Here’s the thing that should worry the low-scoring owners: They’re serious outliers. Fifteen out of 32 owners, nearly half, scored a B+ or better. Twenty out of 32 got at least a B-. A large majority of NFLPA members think their owners are OK, more or less. Even the Giants’ John Mara, one of this season’s fan whipping boys, got a C+. Considering that, the Ds in Tampa Bay, Pittsburgh, New England, Arizona, Carolina and the F for the Jets really stand out.
As intriguing as the NFLPA survey is -- and it’s brilliant labor politics if you ask me -- it does have limitations, and we should all be careful in describing exactly what it says and doesn’t say. Also, there are obvious reasons in some cases for big changes, but I’m generally skeptical about the huge variations year to year. Did the Falcons, Commanders and Chargers really all go from among the worst workplace environments to the best in a single year? Woody Johnson got a B+ last year and an F this year -- did he really change that much?

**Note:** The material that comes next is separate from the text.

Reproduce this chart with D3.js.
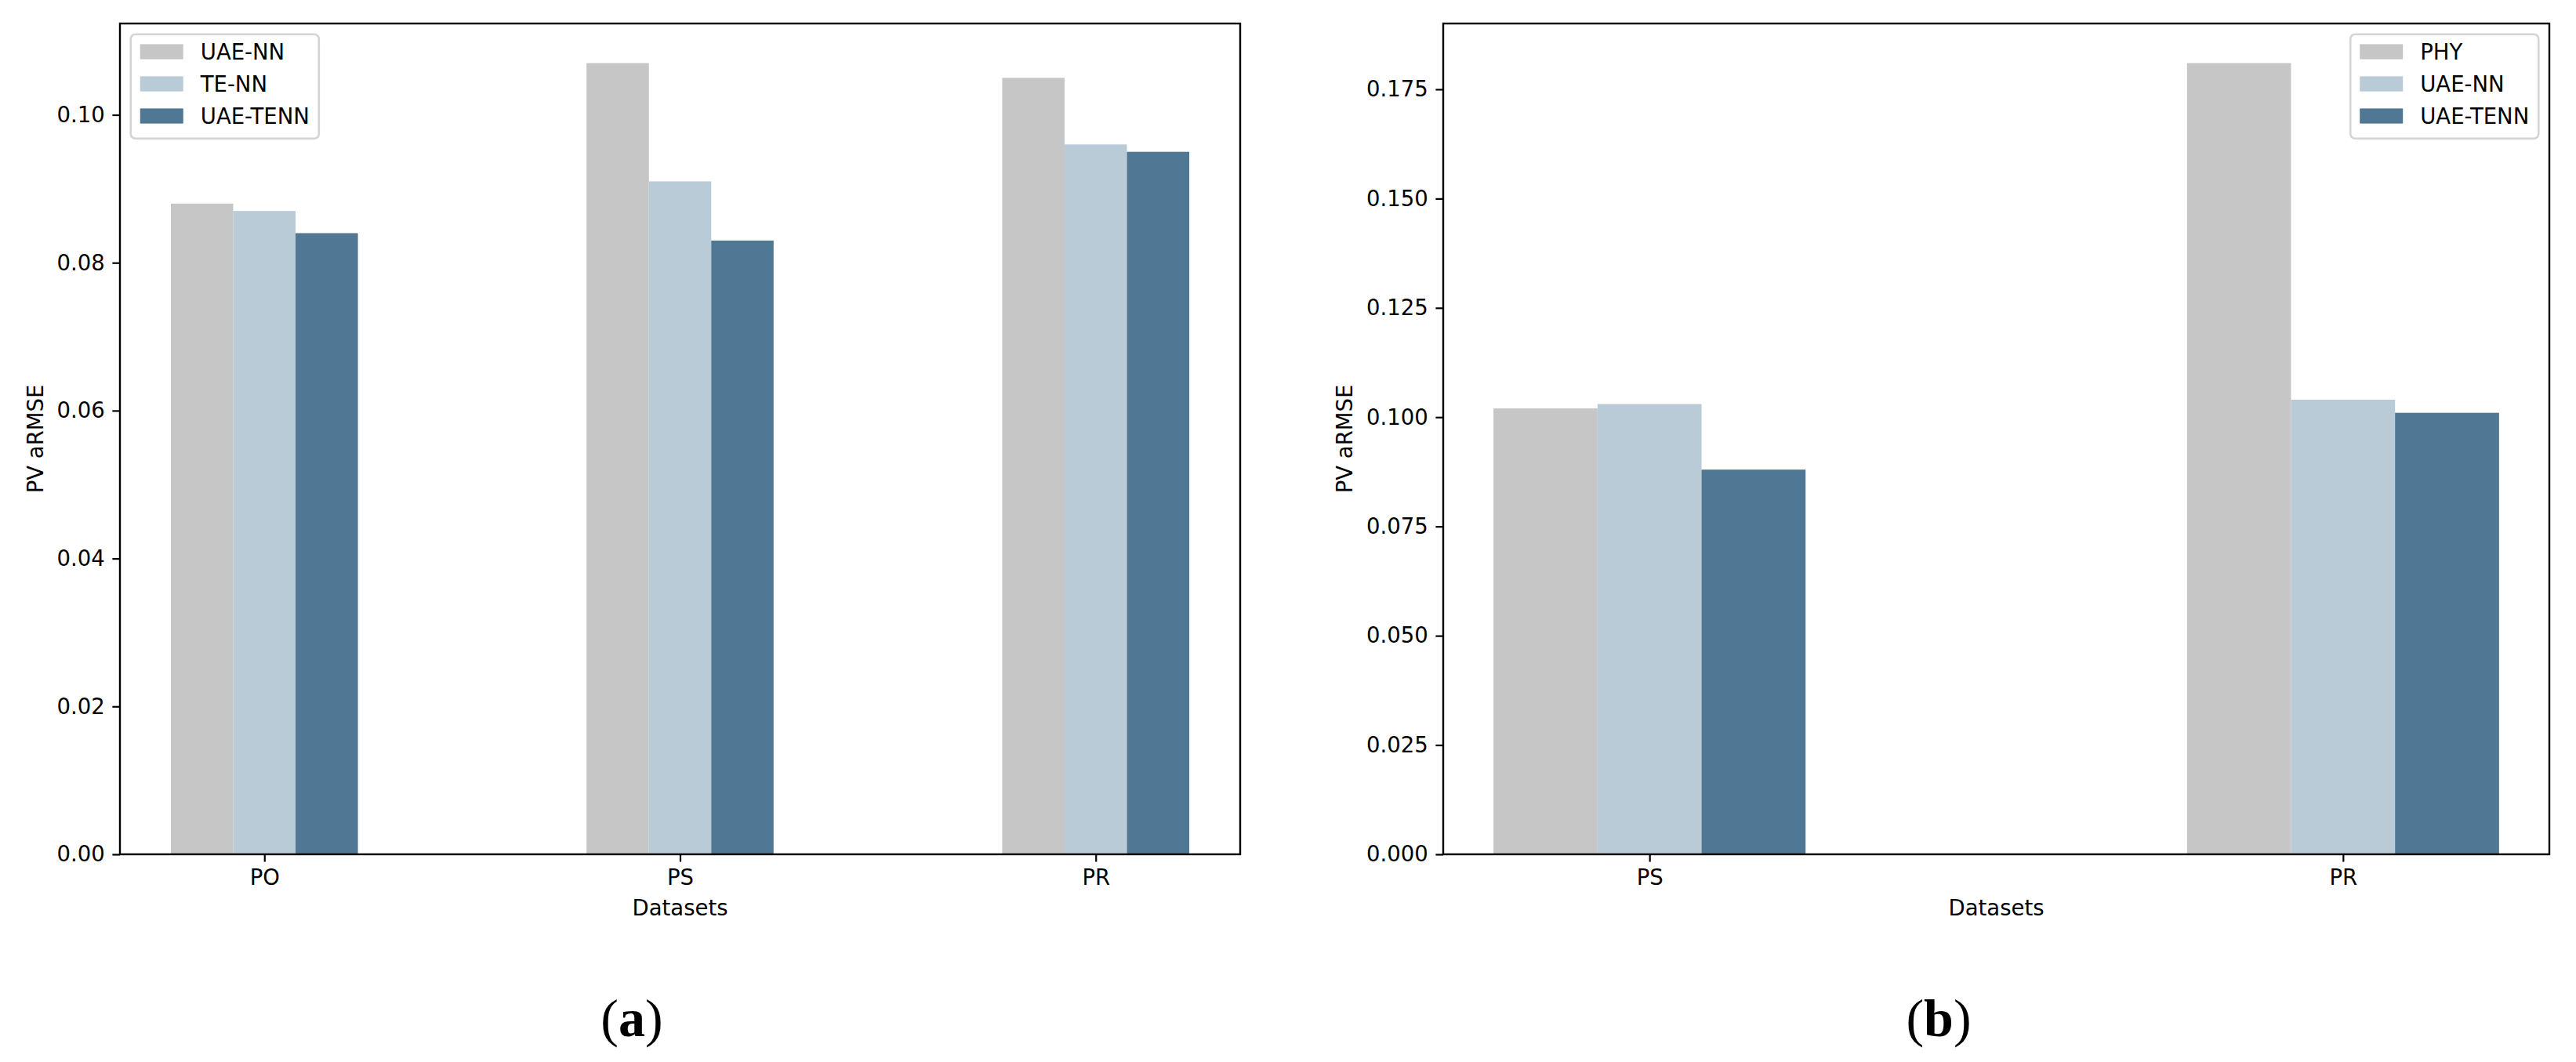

In any case, my SBJ colleagues did yeoman’s work summarizing the best reactions across the 30 NFL markets (here for the AFC and here for the NFC).
UFL training camps are scheduled to start March 3, but the league doesn't have a contract with its players association yet. Getty Images
Would the UFL players really go on strike before the league’s second season starts? That would seem unlikely, but the United Football Players Association certainly got my attention earlier this week, when I learned that all 24 QBs in the league held out of a pre-training camp gathering. That level of collective action should make any executive listen.
Let’s watch this space. UFL leadership and its owners are trying to toe the delicate line all new sports properties must -- put out a viable product, grow a business and take advantage of early success, all while aggressively containing costs. As the AAF, XFL 1.0, XFL 2.0 and all spring football leagues know, that last part is especially hard in American football because of the sheer size of rosters, the equipment and the risk.
As the UFL goes from season 1 post-USFL-XFL merger to season 2, it has to graduate from the minimum viable product of 2024 into something more fulsome and aggressive. That’s one thing when it comes to hiring marketers, sponsorship execs and sales teams, who might literally pay for themselves. But does increasing player salaries translate into more revenue in the short term? That’s a murkier question, unless we’re talking about massive increases that would blow up the cost-containment concept anyway. So the fledgling union has to find another way to incentivize raises.
New internal data from Netflix analyzed by SBJ’s Austin Karp shows that the Omaha Productions-led docu-series “Receiver,” released on July 10, had just 7.5 million views in the back half of 2024. That was well below the 12.7 million views that “Quarterback” had during the same time frame in 2023.
Oak View Group was named the new F&B partner of the Raiders at Allegiant Stadium in a 10-year deal, giving OVG its first NFL F&B client, reports SBJ’s Bret McCormick.
Laura Rutledge will continue working NFL sidelines for ESPN as part of her recent contract extension, notes Karp.
The NFL is set to leave the chain gang on the sideline and will plan to adopt Hawk-Eye’s camera-based virtual measurement system starting in the 2025 season, reports SBJ’s Joe Lemire.
The UFL is working with Salesforce on a new collaboration, utilizing Agentforce, the agentic layer of the Salesforce Platform, to service ticket holders. Salesforce also will partner with the UFL on a new pre-game feature on Fox, breaking down an upcoming game based on player performance data.
DraftKings took in a record $436 million from Super Bowl LIX, with same-game parlay handle up about 40% from last year, notes SBJ’s Bill King. The game also delivered the company’s best day of gross-gaming revenue ever.